WRITTEN REQUEST: Copy from the first line below down to and including the line with "return (py - ROW0) / ROW_PX". Skip the pictures.

-- BEGIN --

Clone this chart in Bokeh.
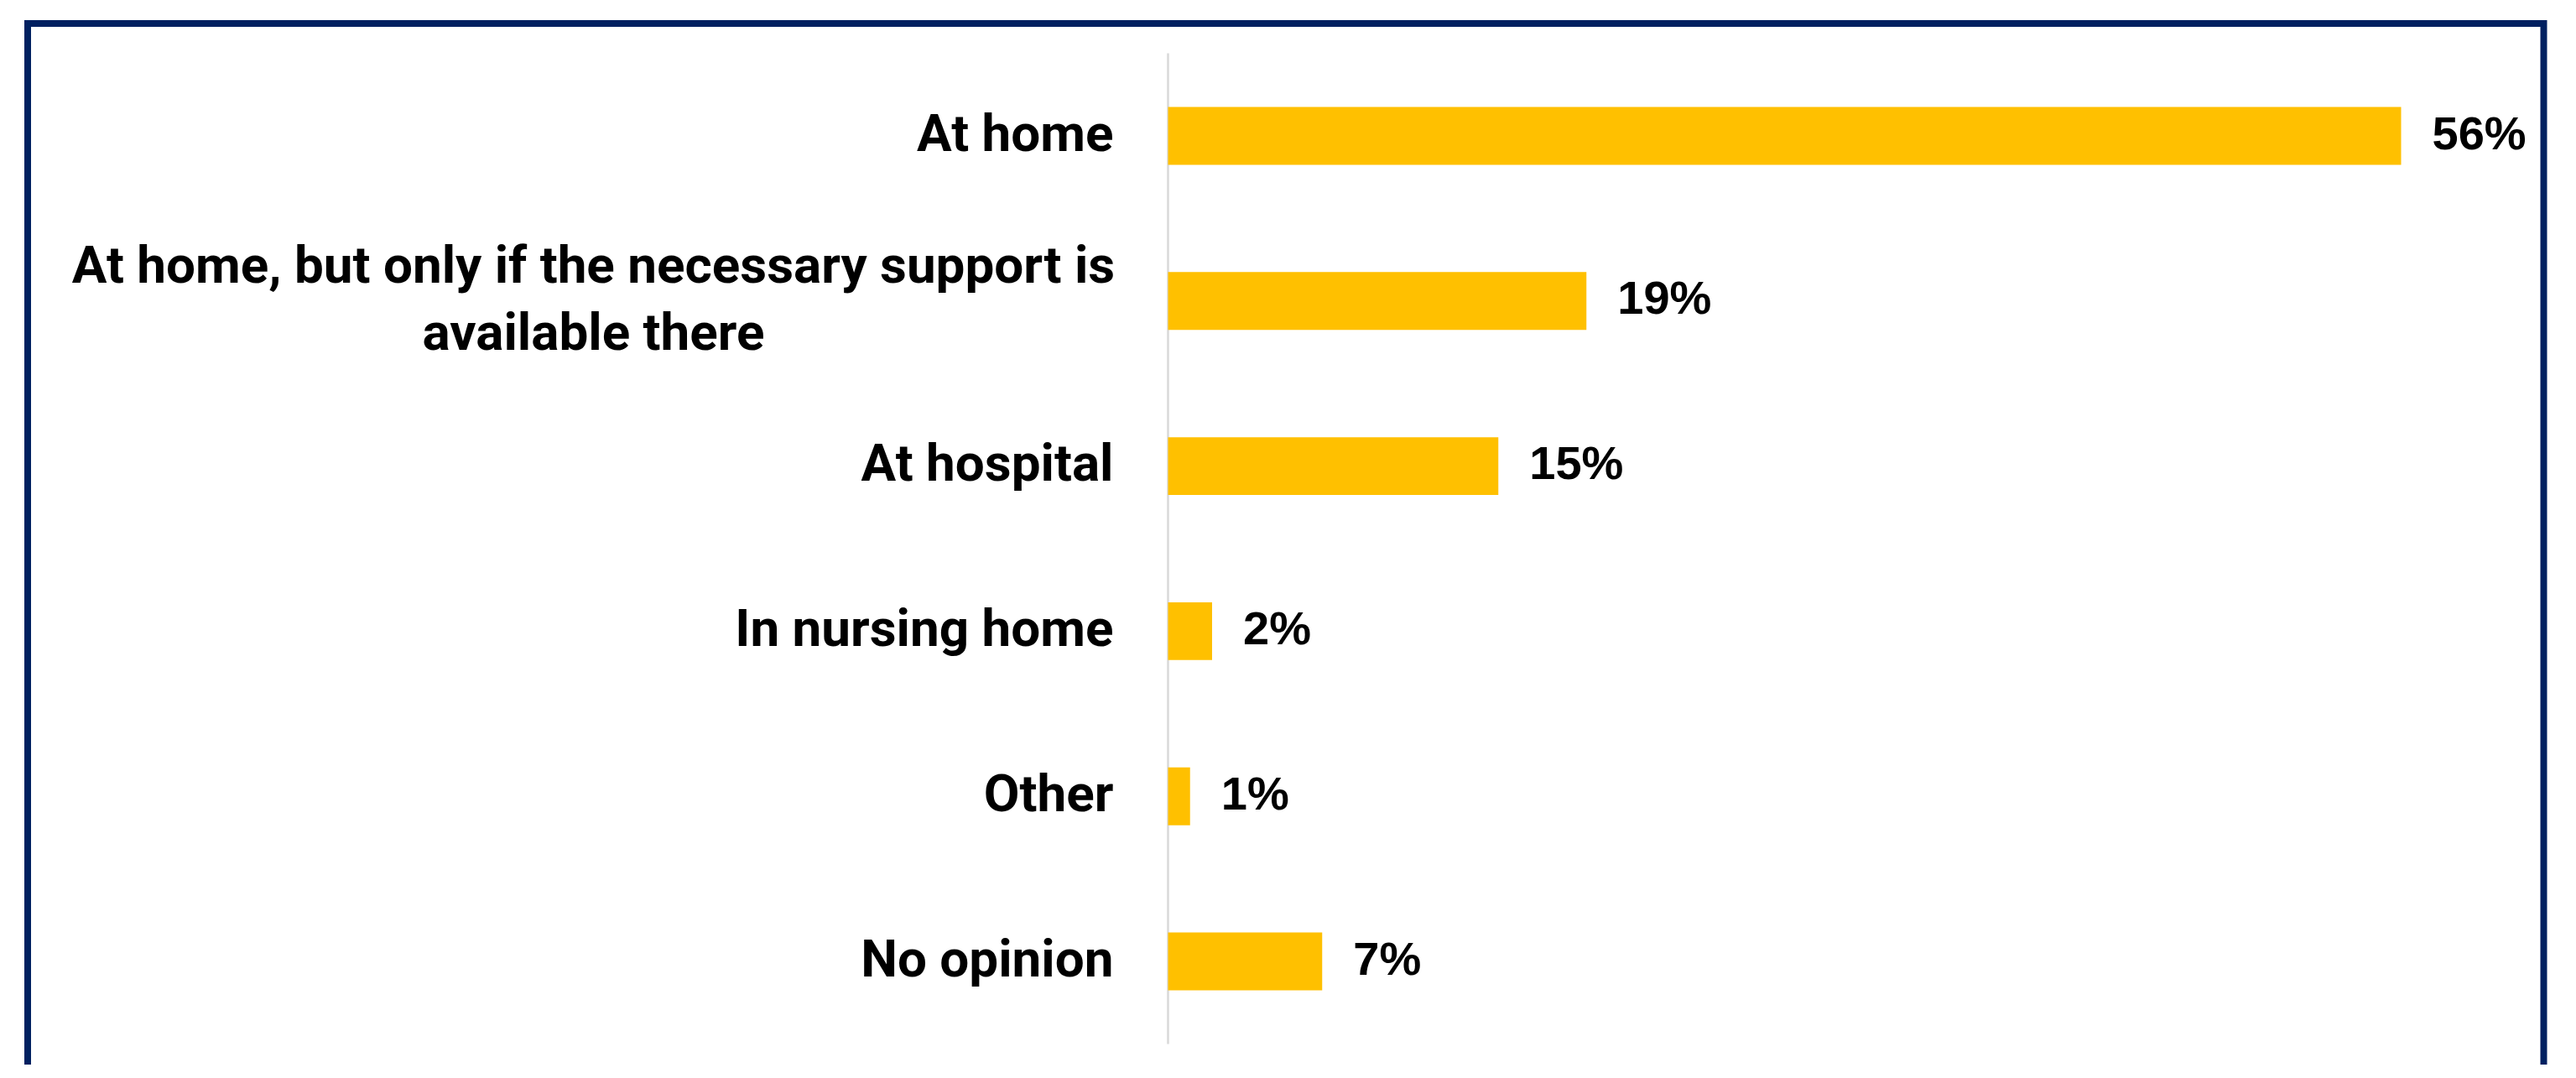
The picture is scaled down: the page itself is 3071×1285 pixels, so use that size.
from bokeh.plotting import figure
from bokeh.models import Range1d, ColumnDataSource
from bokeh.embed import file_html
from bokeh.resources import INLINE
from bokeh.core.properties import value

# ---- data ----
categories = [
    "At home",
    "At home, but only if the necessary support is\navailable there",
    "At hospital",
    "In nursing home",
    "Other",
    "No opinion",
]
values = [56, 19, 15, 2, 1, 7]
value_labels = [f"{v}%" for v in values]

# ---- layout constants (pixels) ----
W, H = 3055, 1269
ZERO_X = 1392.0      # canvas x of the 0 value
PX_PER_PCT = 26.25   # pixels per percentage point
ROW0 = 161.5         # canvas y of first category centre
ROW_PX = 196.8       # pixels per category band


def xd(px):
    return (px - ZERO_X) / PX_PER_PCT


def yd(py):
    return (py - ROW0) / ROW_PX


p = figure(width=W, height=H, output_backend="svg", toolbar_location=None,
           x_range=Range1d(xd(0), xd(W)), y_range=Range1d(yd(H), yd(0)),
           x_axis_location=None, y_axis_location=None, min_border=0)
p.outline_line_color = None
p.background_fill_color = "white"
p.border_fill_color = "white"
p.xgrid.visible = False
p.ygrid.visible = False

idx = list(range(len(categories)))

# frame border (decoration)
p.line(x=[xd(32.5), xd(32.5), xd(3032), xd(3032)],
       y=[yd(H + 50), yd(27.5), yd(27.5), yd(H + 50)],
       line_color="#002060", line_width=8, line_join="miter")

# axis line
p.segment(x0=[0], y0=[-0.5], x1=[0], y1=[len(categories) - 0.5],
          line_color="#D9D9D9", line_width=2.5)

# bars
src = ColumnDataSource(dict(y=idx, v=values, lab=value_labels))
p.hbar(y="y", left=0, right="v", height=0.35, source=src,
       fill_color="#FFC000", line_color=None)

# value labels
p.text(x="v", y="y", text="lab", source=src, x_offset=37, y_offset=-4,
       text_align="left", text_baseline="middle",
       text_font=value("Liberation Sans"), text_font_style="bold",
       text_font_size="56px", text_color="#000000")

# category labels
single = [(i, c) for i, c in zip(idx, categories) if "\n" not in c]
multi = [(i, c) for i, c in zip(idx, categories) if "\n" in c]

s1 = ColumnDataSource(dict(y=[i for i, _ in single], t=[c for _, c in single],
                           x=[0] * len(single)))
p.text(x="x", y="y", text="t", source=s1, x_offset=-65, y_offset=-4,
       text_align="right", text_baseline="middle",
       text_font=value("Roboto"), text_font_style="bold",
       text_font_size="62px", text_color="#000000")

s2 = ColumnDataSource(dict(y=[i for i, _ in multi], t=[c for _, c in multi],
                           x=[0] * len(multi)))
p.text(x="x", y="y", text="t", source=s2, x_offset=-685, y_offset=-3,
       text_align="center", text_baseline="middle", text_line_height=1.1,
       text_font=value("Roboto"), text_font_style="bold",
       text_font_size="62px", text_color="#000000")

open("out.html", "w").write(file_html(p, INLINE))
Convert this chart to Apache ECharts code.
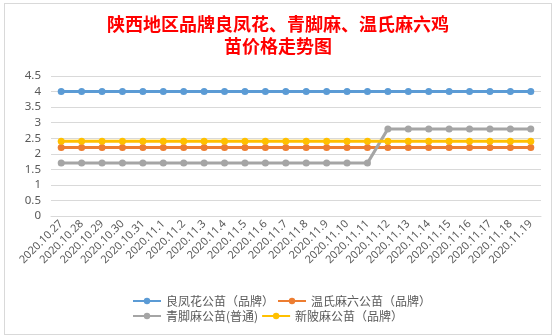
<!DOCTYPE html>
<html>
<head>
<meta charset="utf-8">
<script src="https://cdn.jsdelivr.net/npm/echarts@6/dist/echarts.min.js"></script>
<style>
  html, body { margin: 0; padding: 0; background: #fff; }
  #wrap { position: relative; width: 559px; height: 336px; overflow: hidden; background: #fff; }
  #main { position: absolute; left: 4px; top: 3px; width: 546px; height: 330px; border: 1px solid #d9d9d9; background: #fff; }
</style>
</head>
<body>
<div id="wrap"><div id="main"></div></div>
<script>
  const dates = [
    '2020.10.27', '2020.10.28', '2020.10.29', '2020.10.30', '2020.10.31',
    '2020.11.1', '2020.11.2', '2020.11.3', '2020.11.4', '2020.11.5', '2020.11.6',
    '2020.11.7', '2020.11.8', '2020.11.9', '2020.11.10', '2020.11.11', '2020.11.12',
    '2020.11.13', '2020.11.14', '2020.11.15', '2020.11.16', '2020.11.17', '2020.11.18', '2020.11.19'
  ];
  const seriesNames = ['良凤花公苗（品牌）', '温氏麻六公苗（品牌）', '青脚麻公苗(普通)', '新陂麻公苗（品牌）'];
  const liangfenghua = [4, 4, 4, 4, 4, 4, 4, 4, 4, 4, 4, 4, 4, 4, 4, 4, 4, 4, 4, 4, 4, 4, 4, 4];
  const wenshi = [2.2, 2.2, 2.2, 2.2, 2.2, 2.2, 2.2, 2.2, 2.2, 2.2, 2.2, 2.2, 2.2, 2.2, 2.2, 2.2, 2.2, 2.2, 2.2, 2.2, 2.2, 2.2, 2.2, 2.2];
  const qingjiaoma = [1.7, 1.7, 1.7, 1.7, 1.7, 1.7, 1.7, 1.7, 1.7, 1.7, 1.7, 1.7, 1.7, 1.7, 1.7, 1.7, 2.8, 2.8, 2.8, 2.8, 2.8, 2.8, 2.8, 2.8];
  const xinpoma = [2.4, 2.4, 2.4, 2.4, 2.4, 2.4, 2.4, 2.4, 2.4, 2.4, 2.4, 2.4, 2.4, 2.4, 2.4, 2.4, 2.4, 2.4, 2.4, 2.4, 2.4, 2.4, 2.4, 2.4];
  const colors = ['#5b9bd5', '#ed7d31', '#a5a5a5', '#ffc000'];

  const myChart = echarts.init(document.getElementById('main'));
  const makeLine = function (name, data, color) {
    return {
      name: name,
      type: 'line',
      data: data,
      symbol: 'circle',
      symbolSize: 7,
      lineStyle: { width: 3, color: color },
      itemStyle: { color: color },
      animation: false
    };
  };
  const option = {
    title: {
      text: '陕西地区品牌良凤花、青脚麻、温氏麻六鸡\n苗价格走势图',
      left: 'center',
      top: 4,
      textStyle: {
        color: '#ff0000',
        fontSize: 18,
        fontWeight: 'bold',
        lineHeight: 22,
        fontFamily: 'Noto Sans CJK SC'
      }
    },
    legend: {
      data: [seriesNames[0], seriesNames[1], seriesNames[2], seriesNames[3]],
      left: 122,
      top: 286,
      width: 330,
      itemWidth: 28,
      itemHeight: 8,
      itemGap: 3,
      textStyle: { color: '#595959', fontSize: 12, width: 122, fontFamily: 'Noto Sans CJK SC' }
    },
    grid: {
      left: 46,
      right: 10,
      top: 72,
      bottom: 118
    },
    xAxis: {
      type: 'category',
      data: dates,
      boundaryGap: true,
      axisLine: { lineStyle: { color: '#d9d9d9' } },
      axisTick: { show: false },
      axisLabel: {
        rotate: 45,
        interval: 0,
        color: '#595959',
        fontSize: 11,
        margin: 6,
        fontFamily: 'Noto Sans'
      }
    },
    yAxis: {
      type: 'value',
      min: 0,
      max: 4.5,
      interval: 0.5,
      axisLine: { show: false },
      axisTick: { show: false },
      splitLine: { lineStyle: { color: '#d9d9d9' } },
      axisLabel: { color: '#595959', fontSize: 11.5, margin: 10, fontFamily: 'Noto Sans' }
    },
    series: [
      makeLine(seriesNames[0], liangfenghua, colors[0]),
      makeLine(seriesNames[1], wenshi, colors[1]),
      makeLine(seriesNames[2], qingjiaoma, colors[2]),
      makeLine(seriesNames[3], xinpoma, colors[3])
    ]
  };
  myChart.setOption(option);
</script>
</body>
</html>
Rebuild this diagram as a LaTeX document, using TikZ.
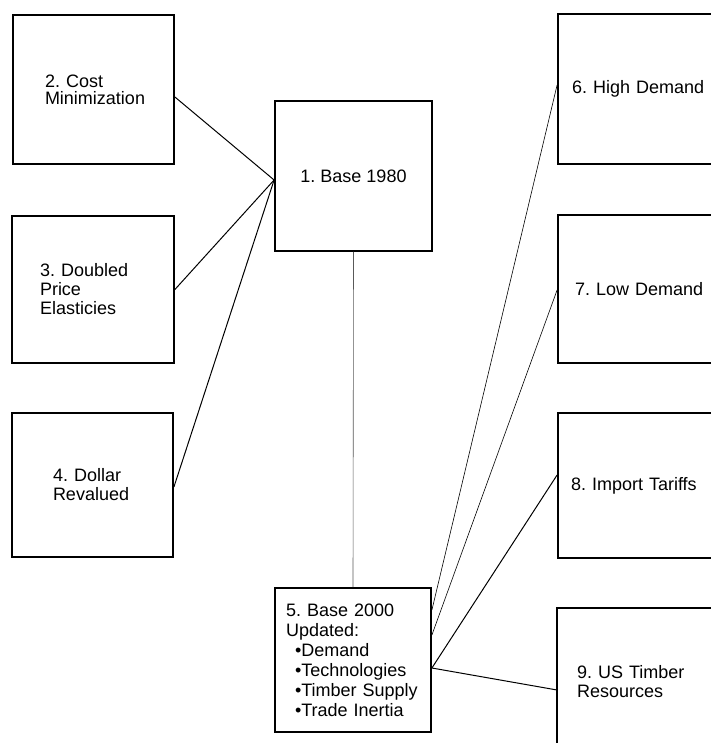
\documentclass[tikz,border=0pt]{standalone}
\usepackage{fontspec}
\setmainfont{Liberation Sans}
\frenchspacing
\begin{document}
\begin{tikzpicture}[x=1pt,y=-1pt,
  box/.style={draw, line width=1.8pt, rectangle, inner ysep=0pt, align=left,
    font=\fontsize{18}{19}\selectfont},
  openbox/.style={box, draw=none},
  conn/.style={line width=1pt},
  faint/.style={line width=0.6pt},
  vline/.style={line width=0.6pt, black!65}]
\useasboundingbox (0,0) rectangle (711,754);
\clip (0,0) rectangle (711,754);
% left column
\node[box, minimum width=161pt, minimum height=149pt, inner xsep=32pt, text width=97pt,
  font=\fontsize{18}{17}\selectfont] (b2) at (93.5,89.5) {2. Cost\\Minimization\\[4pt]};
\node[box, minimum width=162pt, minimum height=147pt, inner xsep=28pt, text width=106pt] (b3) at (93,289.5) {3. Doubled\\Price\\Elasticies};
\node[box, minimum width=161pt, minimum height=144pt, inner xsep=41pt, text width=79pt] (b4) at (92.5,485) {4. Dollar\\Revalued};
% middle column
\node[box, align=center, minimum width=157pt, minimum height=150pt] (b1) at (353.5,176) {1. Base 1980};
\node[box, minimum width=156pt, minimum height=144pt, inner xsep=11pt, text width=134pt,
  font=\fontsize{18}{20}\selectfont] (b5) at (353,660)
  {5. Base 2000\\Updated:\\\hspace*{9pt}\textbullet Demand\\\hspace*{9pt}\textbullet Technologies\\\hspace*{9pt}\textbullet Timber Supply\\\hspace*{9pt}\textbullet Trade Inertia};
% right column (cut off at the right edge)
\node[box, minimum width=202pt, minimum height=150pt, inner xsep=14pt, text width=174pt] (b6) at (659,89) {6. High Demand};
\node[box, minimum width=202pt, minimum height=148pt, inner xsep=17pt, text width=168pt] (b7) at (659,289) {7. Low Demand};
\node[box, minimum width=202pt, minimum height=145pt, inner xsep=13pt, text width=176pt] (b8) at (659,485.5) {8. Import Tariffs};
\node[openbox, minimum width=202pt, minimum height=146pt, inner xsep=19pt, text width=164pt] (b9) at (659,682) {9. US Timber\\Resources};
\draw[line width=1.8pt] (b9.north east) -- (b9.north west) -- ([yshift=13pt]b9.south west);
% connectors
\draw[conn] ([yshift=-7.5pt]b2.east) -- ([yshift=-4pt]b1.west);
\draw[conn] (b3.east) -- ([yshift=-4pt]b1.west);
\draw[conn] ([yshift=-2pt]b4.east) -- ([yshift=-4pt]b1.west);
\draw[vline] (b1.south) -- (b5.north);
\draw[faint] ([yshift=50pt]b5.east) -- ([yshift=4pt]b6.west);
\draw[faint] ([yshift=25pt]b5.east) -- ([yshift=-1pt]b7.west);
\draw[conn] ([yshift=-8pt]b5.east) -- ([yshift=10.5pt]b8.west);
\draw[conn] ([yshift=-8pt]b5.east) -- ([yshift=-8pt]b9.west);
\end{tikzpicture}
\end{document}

-- END --

REPLY TO THE TASK:
Clone this chart in Bokeh.
The picture is scaled down: the page itself is 3071×1285 pixels, so use that size.
from bokeh.plotting import figure
from bokeh.models import Range1d, ColumnDataSource
from bokeh.embed import file_html
from bokeh.resources import INLINE
from bokeh.core.properties import value

# ---- data ----
categories = [
    "At home",
    "At home, but only if the necessary support is\navailable there",
    "At hospital",
    "In nursing home",
    "Other",
    "No opinion",
]
values = [56, 19, 15, 2, 1, 7]
value_labels = [f"{v}%" for v in values]

# ---- layout constants (pixels) ----
W, H = 3055, 1269
ZERO_X = 1392.0      # canvas x of the 0 value
PX_PER_PCT = 26.25   # pixels per percentage point
ROW0 = 161.5         # canvas y of first category centre
ROW_PX = 196.8       # pixels per category band


def xd(px):
    return (px - ZERO_X) / PX_PER_PCT


def yd(py):
    return (py - ROW0) / ROW_PX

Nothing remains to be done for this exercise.